1. You assume that A cannot be known, therefore A is untrue, whereas, as you earlier noted, objective truths are true whether or not we know them to be so.

2. You are conflating objective truth with axiomatic truth. "2 + 2 = 4" is an axiomatic truth; it may or may not be objectively true. "These two apples plus these two apples are those four apples" is a statement which claims to be objectively true, on the assumption of validity of both the axiomatic truth and the observation.

"We cannot know objective truth" is a statement of axiomatic truth. It is not objective, in that it refers to no actual object. It may also be wrong, in the sole event that knowledge by revelation should prove to be axiomatically true.

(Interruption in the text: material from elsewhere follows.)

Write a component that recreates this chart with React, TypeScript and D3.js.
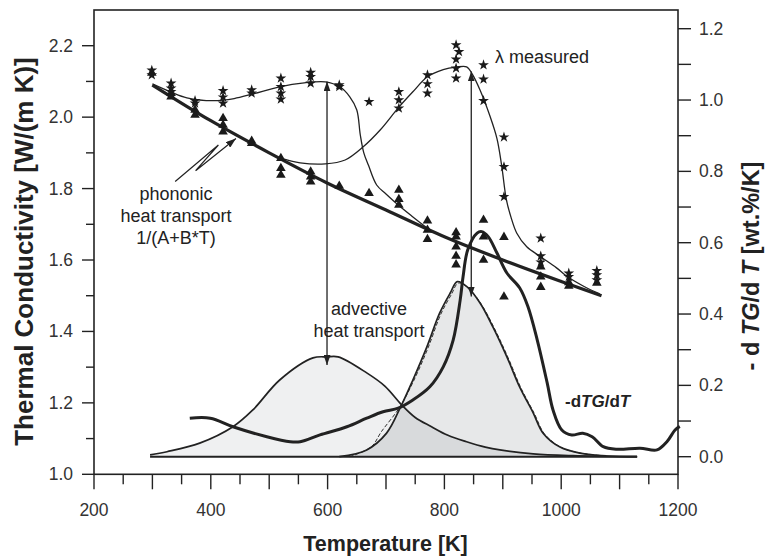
import React from 'react';
import * as d3 from 'd3';

// ---------- data ----------
// phononic heat transport 1/(A+B*T)  (left axis)
const phononT = [300, 400, 500, 600, 700, 800, 900, 1000, 1069];
const phononL = [2.09, 1.99, 1.9, 1.815, 1.74, 1.665, 1.6, 1.54, 1.5];

// measured lambda curve, first heating (left axis)
const lam1T = [300, 332, 359, 404, 440, 472, 518, 560, 596, 621, 638, 650, 656, 662, 670, 684, 700, 721, 745, 770];
const lam1L = [2.093, 2.07, 2.054, 2.046, 2.052, 2.065, 2.085, 2.096, 2.099, 2.085, 2.057, 2.02, 1.95, 1.9, 1.865, 1.81, 1.785, 1.754, 1.722, 1.69];

// measured lambda curve, second peak (left axis)
const lam2T = [518, 553, 596, 630, 661, 690, 721, 746, 771, 798, 820, 838, 848, 861, 878, 890, 898, 906, 914, 924, 941, 964, 992, 1009, 1040, 1066];
const lam2L = [1.886, 1.872, 1.869, 1.88, 1.917, 1.964, 2.026, 2.071, 2.113, 2.133, 2.14, 2.141, 2.12, 2.076, 2.003, 1.94, 1.865, 1.77, 1.72, 1.675, 1.637, 1.61, 1.578, 1.555, 1.525, 1.505];

// -dTG/dT (right axis)
const dtgT = [364, 399, 438, 496, 536, 553, 587, 633, 667, 695, 721, 746, 775, 798, 815, 827, 832, 840, 856, 864, 875, 890, 907, 929, 943, 959, 976, 986, 1001, 1018, 1037, 1053, 1072, 1096, 1135, 1164, 1181, 1195, 1203];
const dtgR = [0.108, 0.108, 0.084, 0.056, 0.042, 0.042, 0.061, 0.084, 0.108, 0.126, 0.136, 0.159, 0.196, 0.252, 0.327, 0.439, 0.505, 0.58, 0.627, 0.631, 0.617, 0.571, 0.515, 0.473, 0.421, 0.327, 0.207, 0.131, 0.075, 0.061, 0.066, 0.056, 0.028, 0.021, 0.024, 0.019, 0.042, 0.075, 0.085];

// advective peak (right axis)
const peakAT = [296, 325, 381, 438, 472, 518, 575, 599, 618, 667, 698, 727, 750, 778, 806, 838, 870, 895, 952, 1020, 1130];
const peakAR = [0.005, 0.014, 0.038, 0.084, 0.131, 0.215, 0.277, 0.28, 0.28, 0.235, 0.198, 0.145, 0.11, 0.084, 0.06, 0.042, 0.027, 0.019, 0.008, 0.003, 0];

// second peak (right axis)
const peakBT = [620, 667, 701, 724, 746, 770, 792, 810, 822, 839, 861, 883, 907, 929, 952, 969, 998, 1032, 1078, 1130];
const peakBR = [0, 0.019, 0.066, 0.136, 0.215, 0.308, 0.403, 0.459, 0.491, 0.476, 0.431, 0.364, 0.28, 0.195, 0.123, 0.066, 0.027, 0.01, 0.002, 0];

// fitted second peak (dashed)
const fitBT = [638, 675, 692, 724, 748, 772, 794, 812, 824, 841, 863, 885, 909, 931, 954, 971, 1000, 1034, 1080];
const fitBR = [0, 0.028, 0.07, 0.14, 0.215, 0.305, 0.4, 0.455, 0.487, 0.473, 0.428, 0.362, 0.278, 0.193, 0.121, 0.065, 0.026, 0.01, 0.002];

// measured lambda points (stars) [T, lambda]
const starPts: [number, number][] = [
  [299, 2.131], [299, 2.118],
  [332, 2.095], [332, 2.081], [332, 2.071],
  [373, 2.046], [373, 2.039],
  [421, 2.074], [421, 2.056], [421, 2.039],
  [470, 2.076], [470, 2.067],
  [520, 2.109], [520, 2.085], [520, 2.067], [520, 2.05],
  [571, 2.125], [571, 2.113], [571, 2.095],
  [620, 2.09], [620, 2.085],
  [671, 2.043],
  [722, 2.071], [722, 2.048], [722, 2.025],
  [771, 2.118], [771, 2.093], [771, 2.067],
  [820, 2.202], [825, 2.183], [820, 2.162], [820, 2.137], [820, 2.109],
  [867, 2.146], [867, 2.106], [867, 2.046],
  [902, 1.944], [902, 1.861], [902, 1.777],
  [965, 1.661], [965, 1.611], [965, 1.594],
  [1013, 1.563], [1013, 1.553],
  [1061, 1.57], [1061, 1.558], [1061, 1.544],
];

// phononic points (triangles) [T, lambda]
const triPts: [number, number][] = [
  [299, 2.124],
  [332, 2.067], [332, 2.057],
  [373, 2.02], [373, 2.006],
  [421, 1.997], [421, 1.978], [421, 1.959],
  [470, 1.933], [470, 1.927],
  [520, 1.885], [520, 1.857], [520, 1.838],
  [571, 1.847], [571, 1.833], [571, 1.819],
  [620, 1.807],
  [671, 1.787],
  [722, 1.796], [722, 1.77], [722, 1.754],
  [771, 1.71], [771, 1.684], [771, 1.658],
  [820, 1.677], [820, 1.665], [820, 1.637], [820, 1.611], [820, 1.587],
  [867, 1.712], [867, 1.665], [867, 1.6],
  [902, 1.664], [902, 1.497],
  [965, 1.581], [965, 1.553], [965, 1.524],
  [1013, 1.537], [1013, 1.527],
  [1061, 1.536],
];

// vertical double arrows: T, top (left axis value), bottom (right axis value)
const arrowT = [599, 846];
const arrowTopL = [2.1, 2.128];
const arrowBottomR = [0.257, 0.449];

// zig-zag arrow to the phononic line [T, lambda]
const phonArrow: [number, number][] = [[339, 1.82], [413, 1.922], [374, 1.85], [443, 1.94]];

// axis ticks
const xMajor = [200, 300, 400, 500, 600, 700, 800, 900, 1000, 1100, 1200];
const xMinor = [250, 350, 450, 550, 650, 750, 850, 950, 1050, 1150];
const xLabels = [200, 400, 600, 800, 1000, 1200];
const yLMajor = [1.0, 1.2, 1.4, 1.6, 1.8, 2.0, 2.2];
const yLMinor = [1.1, 1.3, 1.5, 1.7, 1.9, 2.1];
const yRMajor = [0, 0.2, 0.4, 0.6, 0.8, 1.0, 1.2];
const yRMinor = [0.1, 0.3, 0.5, 0.7, 0.9, 1.1];

const FONT = '"Liberation Sans", Arial, Helvetica, sans-serif';
const INK = '#222';

export default function App() {
  const x = d3.scaleLinear().domain([200, 1200]).range([94, 678]);
  const yL = d3.scaleLinear().domain([1.0, 2.3]).range([474.3, 10]);
  const yR = d3.scaleLinear().domain([0, 1.2]).range([456.7, 28.7]);

  const lineOf = (T: number[], V: number[], y: d3.ScaleLinear<number, number>, curve: any = d3.curveCatmullRom.alpha(0.5)) =>
    d3.line<number>().x((_, i) => x(T[i])).y((_, i) => y(V[i])).curve(curve)(T) || '';
  const areaOf = (T: number[], V: number[]) =>
    d3.area<number>().x((_, i) => x(T[i])).y0(yR(0)).y1((_, i) => yR(V[i])).curve(d3.curveCatmullRom.alpha(0.5))(T) || '';

  const starPath = d3.symbol().type(d3.symbolStar).size(36)() || '';
  const triPath = d3.symbol().type(d3.symbolTriangle).size(40)() || '';

  const x0 = x(200), x1 = x(1200), yTop = yL(2.3), yBot = yL(1.0);

  const fmt1 = d3.format('.1f');

  return (
    <svg width={765} height={557} style={{ position: 'absolute', left: 0, top: 0, background: '#fff' }} fontFamily={FONT}>
      <defs>
        <marker id="ah" viewBox="0 0 10 7" refX="10" refY="3.5" markerWidth="10" markerHeight="7" markerUnits="userSpaceOnUse" orient="auto-start-reverse">
          <path d="M0,0 L10,3.5 L0,7 z" fill={INK} />
        </marker>
      </defs>
      <rect x={0} y={0} width={765} height={557} fill="#fff" />

      {/* peaks */}
      <path d={areaOf(peakAT, peakAR)} fill="rgb(20,30,40)" fillOpacity={0.065} />
      <path d={areaOf(peakBT, peakBR)} fill="rgb(20,30,40)" fillOpacity={0.1} />
      <path d={lineOf(fitBT, fitBR, yR)} fill="none" stroke="#333" strokeWidth={1} strokeDasharray="4 2" />
      <path d={lineOf(peakAT, peakAR, yR)} fill="none" stroke={INK} strokeWidth={1.7} />
      <path d={lineOf(peakBT, peakBR, yR)} fill="none" stroke={INK} strokeWidth={1.7} />
      <line x1={x(peakAT[0])} x2={x(peakBT[peakBT.length - 1])} y1={yR(0)} y2={yR(0)} stroke={INK} strokeWidth={2} />

      {/* dTG curve */}
      <path d={lineOf(dtgT, dtgR, yR)} fill="none" stroke={INK} strokeWidth={3} strokeLinejoin="round" />

      {/* lambda curves */}
      <path d={lineOf(phononT, phononL, yL, d3.curveMonotoneX)} fill="none" stroke={INK} strokeWidth={3.2} />
      <path d={lineOf(lam1T, lam1L, yL)} fill="none" stroke={INK} strokeWidth={1.3} />
      <path d={lineOf(lam2T, lam2L, yL)} fill="none" stroke={INK} strokeWidth={1.3} />

      {/* markers */}
      {triPts.map(([t, v], i) => (
        <path key={'t' + i} d={triPath} transform={`translate(${x(t)},${yL(v)})`} fill="#1a1a1a" />
      ))}
      {starPts.map(([t, v], i) => (
        <path key={'s' + i} d={starPath} transform={`translate(${x(t)},${yL(v)})`} fill="#1a1a1a" />
      ))}

      {/* vertical arrows */}
      {arrowT.map((t, i) => (
        <line key={'a' + i} x1={x(t)} x2={x(t)} y1={yL(arrowTopL[i])} y2={yR(arrowBottomR[i])} stroke={INK} strokeWidth={1.3}
          markerStart="url(#ah)" markerEnd="url(#ah)" />
      ))}

      {/* phononic zigzag arrow */}
      <polyline points={phonArrow.map(([t, v]) => `${x(t)},${yL(v)}`).join(' ')} fill="none" stroke={INK} strokeWidth={1.2} markerEnd="url(#ah)" />

      {/* annotations */}
      <g fontSize={18} fill={INK}>
        <text x={176} y={200} textAnchor="middle">phononic</text>
        <text x={176} y={222} textAnchor="middle">heat transport</text>
        <text x={176} y={244} textAnchor="middle">1/(A+B*T)</text>
        <text x={369} y={315} textAnchor="middle">advective</text>
        <text x={369} y={337} textAnchor="middle">heat transport</text>
        <text x={495} y={63}>λ measured</text>
      </g>
      <text x={565} y={407} fontSize={17} fontWeight="bold" fill={INK}>
        -d<tspan fontStyle="italic">TG</tspan>/d<tspan fontStyle="italic">T</tspan>
      </text>

      {/* frame */}
      <rect x={x0} y={yTop} width={x1 - x0} height={yBot - yTop} fill="none" stroke={INK} strokeWidth={1.6} />

      {/* x ticks */}
      {xMajor.map((t) => <line key={'xm' + t} x1={x(t)} x2={x(t)} y1={yBot} y2={yBot + 15} stroke={INK} strokeWidth={1.4} />)}
      {xMinor.map((t) => <line key={'xn' + t} x1={x(t)} x2={x(t)} y1={yBot} y2={yBot + 10} stroke={INK} strokeWidth={1.4} />)}
      {xLabels.map((t) => <text key={'xl' + t} x={x(t)} y={516} textAnchor="middle" fontSize={17.5} fill="#333">{t}</text>)}

      {/* left ticks */}
      {yLMajor.map((v) => <line key={'lm' + v} x1={x0 - 12} x2={x0} y1={yL(v)} y2={yL(v)} stroke={INK} strokeWidth={1.4} />)}
      {yLMinor.map((v) => <line key={'ln' + v} x1={x0 - 8} x2={x0} y1={yL(v)} y2={yL(v)} stroke={INK} strokeWidth={1.4} />)}
      {yLMajor.map((v) => <text key={'ll' + v} x={73} y={yL(v) + 6} textAnchor="end" fontSize={17.5} fill="#333">{fmt1(v)}</text>)}

      {/* right ticks */}
      {yRMajor.map((v) => <line key={'rm' + v} x1={x1} x2={x1 + 13} y1={yR(v)} y2={yR(v)} stroke={INK} strokeWidth={1.4} />)}
      {yRMinor.map((v) => <line key={'rn' + v} x1={x1} x2={x1 + 13} y1={yR(v)} y2={yR(v)} stroke={INK} strokeWidth={1.4} />)}
      {yRMajor.map((v) => <text key={'rl' + v} x={699} y={yR(v) + 6} textAnchor="start" fontSize={17.5} fill="#333">{fmt1(v)}</text>)}

      {/* axis titles */}
      <text x={385.5} y={551} textAnchor="middle" fontSize={21.5} fontWeight="bold" fill={INK}>Temperature [K]</text>
      <text transform="translate(33,251.5) rotate(-90)" textAnchor="middle" fontSize={26} fontWeight="bold" fill={INK}>
        Thermal Conductivity [W/(m K)]
      </text>
      <text transform="translate(759,266) rotate(-90)" textAnchor="middle" fontSize={23.5} fontWeight="bold" fill={INK}>
        - d<tspan fontStyle="italic"> TG</tspan>/d<tspan fontStyle="italic"> T</tspan> [wt.%/K]
      </text>
    </svg>
  );
}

Those who say that since all our observations are subjective, we can never know objective truth either have a predetermined idea of what counts as "objective truth"*, or they have failed to understand the very basic point of modern empirical science.

I think, rather, that they understand the axiomatic ground upon which modern empirical science rests. Anyone who believes that a system of knowledge rests on objective grounds fails to understand the axioms of objectivity itself.



RC
 

BTW, while this might seem post-modern, the basis of thought involved here is very much pre-modern, going back at least as far as Socrates and Plato. AFAICT, post-modern thought rejects axiomatic truth as being entirely subjective (rather than accepting that axiomatic truth is a necessary foundation to any theory of knowledge).


RC
 

2. You are conflating objective truth with axiomatic truth. "2 + 2 = 4" is an axiomatic truth; it may or may not be objectively true.

Um, no, on both counts.

Any system of formal logic has axioms - these are statements upon which all later logic is based. They must be assumed to be true for the system to go anywhere. They cannot be proven true within the system. Some axioms or sets of axioms can be proven to be self-contradictory, in which case the logic system is (iirc) referred to as "trivial", and you find that anything you say in the system swallows itself, Ouroboros-like. *Poof!*

Any time you have a reason or justification for a statement ("All of our observations are subjective, therefore...") the statement is not axiomatic.

2+2=4 is not axiomatic - it is not assumed, and can be proven true within the formal system from which we get numbers. The axiom is that the empty set exists. Combine that with a definition of addition, and you construct the natural numbers, and can show that 2+2=4 as a result.